Let the $\operatorname{IVP}$ be given by:

$\dfrac{\operatorname{dy}}{\operatorname{dx}}=y^2+\cos^2 x;x>0;y(0)=0$

Show that the largest interval of existence of the solution predicted by Picard's Theorem is $[0,\frac{1}{2}]$

By Picard's Existence and Uniqueness Theorem;If $f$ is continuous on a domain $D$ and $f$ satisfies Lipschitz condition on $D$ .If $R=\{|x-x_0|\leq a;|y-y_0|\leq b\}$ lies in $D$ and $M=\sup |f(x,y)|,h=\min\{a,\frac{b}{M}\}$. Then the $\operatorname{IVP}$ has a unique solution on the interval $|x-x_0|\leq h$.

Obviously the Lipscitz Condition is satisfied here.But I can't find the rectangle which is needed to apply the theorem.How should I do it?

Answer 1

In your case $x_0 = y_0 = 0$. For any $a > 0, b > 0$, the function $f(x, y) = y^2 + \cos^2 x$ is defined and Lipschitz continous on the rectangle $R=\{|x|\leq a, |y|\leq b\}$.

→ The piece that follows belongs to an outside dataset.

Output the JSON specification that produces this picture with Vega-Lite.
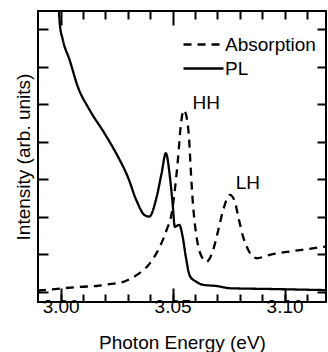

On this rectangle, $$|f(x, y)| \le |y|^2 + |\cos x|^2 \le b^2 + 1$$ with equality for $x = 0$ and $y = b$, so the supremum is $M = b^2 + 1$ and therefore $$h= \min\{a,\frac{b}{b^2 + 1}\}$$

The Picard existence theorem states that the IVP has a (unique) solution on the interval $[-h, h]$, or – if you restrict the problem to $x \ge 0$ – on $[0, h]$.

The task is now to choose $a$ and $b$ such that $h$ becomes as large as possible. From the AM-GM inequality is follows that $$ b = \sqrt{1 \cdot b^2} \le \frac{b^2 + 1}2 \Longrightarrow \frac{b}{b^2 + 1} \le \frac 12 $$ with equality for $b=1$.

It follows that $h \le \frac 12$ for any choice of $a, b$, and $h = \frac 12$ for $a = \frac 12, b = 1$. So $h = \frac 12$ is the largest value that can be obtained by this method.

Answer 2

Hint: You could choose $M = b^2 + 1$. Then, try to find $a,b$ which maximizes $h = \min\{a, b/(b^2+1)\}$.